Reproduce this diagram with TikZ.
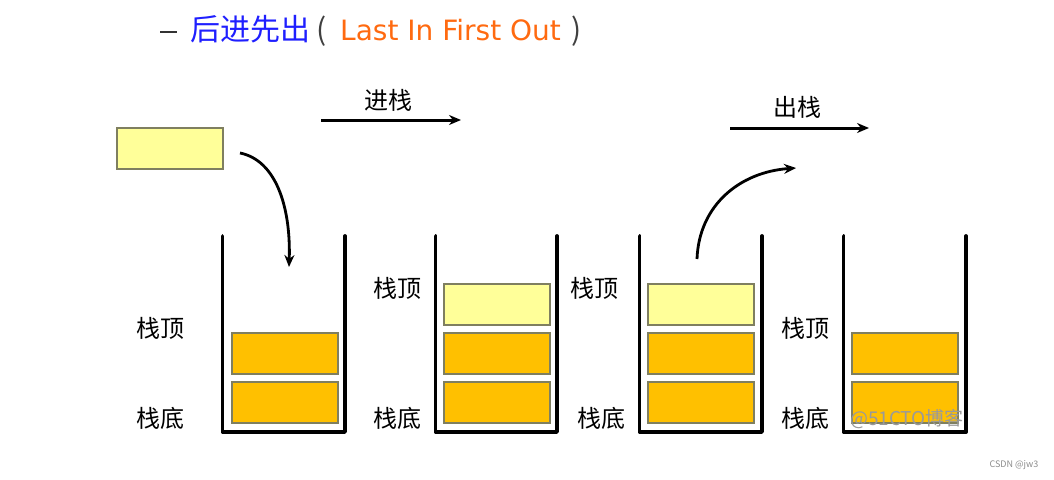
\documentclass[tikz,border=0pt]{standalone}
\usepackage{fontspec}
\setmainfont{Noto Sans CJK SC}
\newfontfamily\cjk{Noto Sans CJK SC}
\newfontfamily\latinf{DejaVu Sans}
\usetikzlibrary{arrows.meta}
\definecolor{boxorange}{HTML}{FFC000}
\definecolor{boxyellow}{HTML}{FFFF99}
\definecolor{boxedge}{HTML}{7F7F60}
\definecolor{titleblue}{HTML}{1F1FFF}
\definecolor{titleorange}{HTML}{FF6A10}
\definecolor{wmgray}{HTML}{9A9A9A}
\tikzset{
  cell/.style={draw=boxedge, line width=1.3pt, rectangle, inner sep=0pt, minimum width=106pt, minimum height=41pt},
  full/.style={cell, fill=boxorange},
  newc/.style={cell, fill=boxyellow},
  wall/.style={line width=3.8pt, line join=round, line cap=round},
  lab/.style={font=\fontsize{24}{28}\selectfont\cjk, inner sep=0pt},
  ttl/.style={font=\fontsize{30}{34}\selectfont, inner sep=0pt, anchor=base west},
  arr/.style={line width=3pt, -{Stealth[length=12pt,width=10pt]}},
  curv/.style={line width=2.8pt, -{Stealth[length=12pt,width=10pt]}}
}
\begin{document}
\begin{tikzpicture}[x=1pt,y=-1pt]
\useasboundingbox (0,0) rectangle (1054,479);
\fill[white] (0,0) rectangle (1054,479);
% title
\draw[line width=2.4pt, black!80] (160,32) -- (177,32);
\node[ttl, text=titleblue] (tcn) at (190,40) {后进先出};
\node[ttl, text=black!75] (tlp) at (316,40) {(};
\node[ttl, text=titleorange, font=\fontsize{28}{32}\selectfont\latinf] (ten) at (340,40) {Last In First Out};
\node[ttl, text=black!75] (trp) at (571,40) {)};
% top arrows
\coordinate (p1s) at (321,120); \coordinate (p1e) at (461,120);
\draw[arr] (p1s) -- (p1e);
\node[lab] (push) at (388,100) {进栈};
\coordinate (p2s) at (730,128); \coordinate (p2e) at (869,128);
\draw[arr] (p2s) -- (p2e);
\node[lab] (pop) at (797,107) {出栈};
% loose element
\node[newc] (loose) at (170,148.5) {};
% containers
\draw[wall] (222.5,236) -- (222.5,432) -- (345,432) -- (345,236);
\draw[wall] (435.5,236) -- (435.5,432) -- (557,432) -- (557,236);
\draw[wall] (639.5,236) -- (639.5,432) -- (762,432) -- (762,236);
\draw[wall] (843.5,236) -- (843.5,432) -- (966,432) -- (966,236);
% stack 1
\node[full] (a1) at (285,402.5) {};
\node[full] (a2) at (285,353.5) {};
% stack 2
\node[full] (b1) at (497,402.5) {};
\node[full] (b2) at (497,353.5) {};
\node[newc] (b3) at (497,304.5) {};
% stack 3
\node[full] (c1) at (701,402.5) {};
\node[full] (c2) at (701,353.5) {};
\node[newc] (c3) at (701,304.5) {};
% stack 4
\node[full] (d1) at (905,402.5) {};
\node[full] (d2) at (905,353.5) {};
% labels
\node[lab] (t1) at (160,328) {栈顶};
\node[lab] (s1) at (160,418) {栈底};
\node[lab] (t2) at (397,288) {栈顶};
\node[lab] (s2) at (397,418) {栈底};
\node[lab] (t3) at (594,288) {栈顶};
\node[lab] (s3) at (601,418) {栈底};
\node[lab] (t4) at (805,328) {栈顶};
\node[lab] (s4) at (805,418) {栈底};
% curved arrows
\coordinate (in0) at (240,153);
\coordinate (in1) at (289,267);
\draw[curv] (in0) .. controls (275,160) and (291,205) .. (in1);
\coordinate (out0) at (697,259);
\coordinate (out1) at (796,168);
\draw[curv] (out0) .. controls (699,205) and (740,172) .. (out1);
% watermarks
\node[font=\fontsize{19}{22}\selectfont, text=wmgray, inner sep=0pt] (wm) at (907,419) {@51CTO博客};
\node[font=\fontsize{9}{11}\selectfont, text=black!45, inner sep=0pt] (csdn) at (1014,465) {CSDN @jw3};
\end{tikzpicture}
\end{document}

→ SET TASK
Repeat all the data as it stands, dropping any images it holds.

→ TASK ANSWER
Reproduce this diagram with TikZ.
\documentclass[tikz,border=0pt]{standalone}
\usepackage{fontspec}
\setmainfont{Noto Sans CJK SC}
\newfontfamily\cjk{Noto Sans CJK SC}
\newfontfamily\latinf{DejaVu Sans}
\usetikzlibrary{arrows.meta}
\definecolor{boxorange}{HTML}{FFC000}
\definecolor{boxyellow}{HTML}{FFFF99}
\definecolor{boxedge}{HTML}{7F7F60}
\definecolor{titleblue}{HTML}{1F1FFF}
\definecolor{titleorange}{HTML}{FF6A10}
\definecolor{wmgray}{HTML}{9A9A9A}
\tikzset{
  cell/.style={draw=boxedge, line width=1.3pt, rectangle, inner sep=0pt, minimum width=106pt, minimum height=41pt},
  full/.style={cell, fill=boxorange},
  newc/.style={cell, fill=boxyellow},
  wall/.style={line width=3.8pt, line join=round, line cap=round},
  lab/.style={font=\fontsize{24}{28}\selectfont\cjk, inner sep=0pt},
  ttl/.style={font=\fontsize{30}{34}\selectfont, inner sep=0pt, anchor=base west},
  arr/.style={line width=3pt, -{Stealth[length=12pt,width=10pt]}},
  curv/.style={line width=2.8pt, -{Stealth[length=12pt,width=10pt]}}
}
\begin{document}
\begin{tikzpicture}[x=1pt,y=-1pt]
\useasboundingbox (0,0) rectangle (1054,479);
\fill[white] (0,0) rectangle (1054,479);
% title
\draw[line width=2.4pt, black!80] (160,32) -- (177,32);
\node[ttl, text=titleblue] (tcn) at (190,40) {后进先出};
\node[ttl, text=black!75] (tlp) at (316,40) {(};
\node[ttl, text=titleorange, font=\fontsize{28}{32}\selectfont\latinf] (ten) at (340,40) {Last In First Out};
\node[ttl, text=black!75] (trp) at (571,40) {)};
% top arrows
\coordinate (p1s) at (321,120); \coordinate (p1e) at (461,120);
\draw[arr] (p1s) -- (p1e);
\node[lab] (push) at (388,100) {进栈};
\coordinate (p2s) at (730,128); \coordinate (p2e) at (869,128);
\draw[arr] (p2s) -- (p2e);
\node[lab] (pop) at (797,107) {出栈};
% loose element
\node[newc] (loose) at (170,148.5) {};
% containers
\draw[wall] (222.5,236) -- (222.5,432) -- (345,432) -- (345,236);
\draw[wall] (435.5,236) -- (435.5,432) -- (557,432) -- (557,236);
\draw[wall] (639.5,236) -- (639.5,432) -- (762,432) -- (762,236);
\draw[wall] (843.5,236) -- (843.5,432) -- (966,432) -- (966,236);
% stack 1
\node[full] (a1) at (285,402.5) {};
\node[full] (a2) at (285,353.5) {};
% stack 2
\node[full] (b1) at (497,402.5) {};
\node[full] (b2) at (497,353.5) {};
\node[newc] (b3) at (497,304.5) {};
% stack 3
\node[full] (c1) at (701,402.5) {};
\node[full] (c2) at (701,353.5) {};
\node[newc] (c3) at (701,304.5) {};
% stack 4
\node[full] (d1) at (905,402.5) {};
\node[full] (d2) at (905,353.5) {};
% labels
\node[lab] (t1) at (160,328) {栈顶};
\node[lab] (s1) at (160,418) {栈底};
\node[lab] (t2) at (397,288) {栈顶};
\node[lab] (s2) at (397,418) {栈底};
\node[lab] (t3) at (594,288) {栈顶};
\node[lab] (s3) at (601,418) {栈底};
\node[lab] (t4) at (805,328) {栈顶};
\node[lab] (s4) at (805,418) {栈底};
% curved arrows
\coordinate (in0) at (240,153);
\coordinate (in1) at (289,267);
\draw[curv] (in0) .. controls (275,160) and (291,205) .. (in1);
\coordinate (out0) at (697,259);
\coordinate (out1) at (796,168);
\draw[curv] (out0) .. controls (699,205) and (740,172) .. (out1);
% watermarks
\node[font=\fontsize{19}{22}\selectfont, text=wmgray, inner sep=0pt] (wm) at (907,419) {@51CTO博客};
\node[font=\fontsize{9}{11}\selectfont, text=black!45, inner sep=0pt] (csdn) at (1014,465) {CSDN @jw3};
\end{tikzpicture}
\end{document}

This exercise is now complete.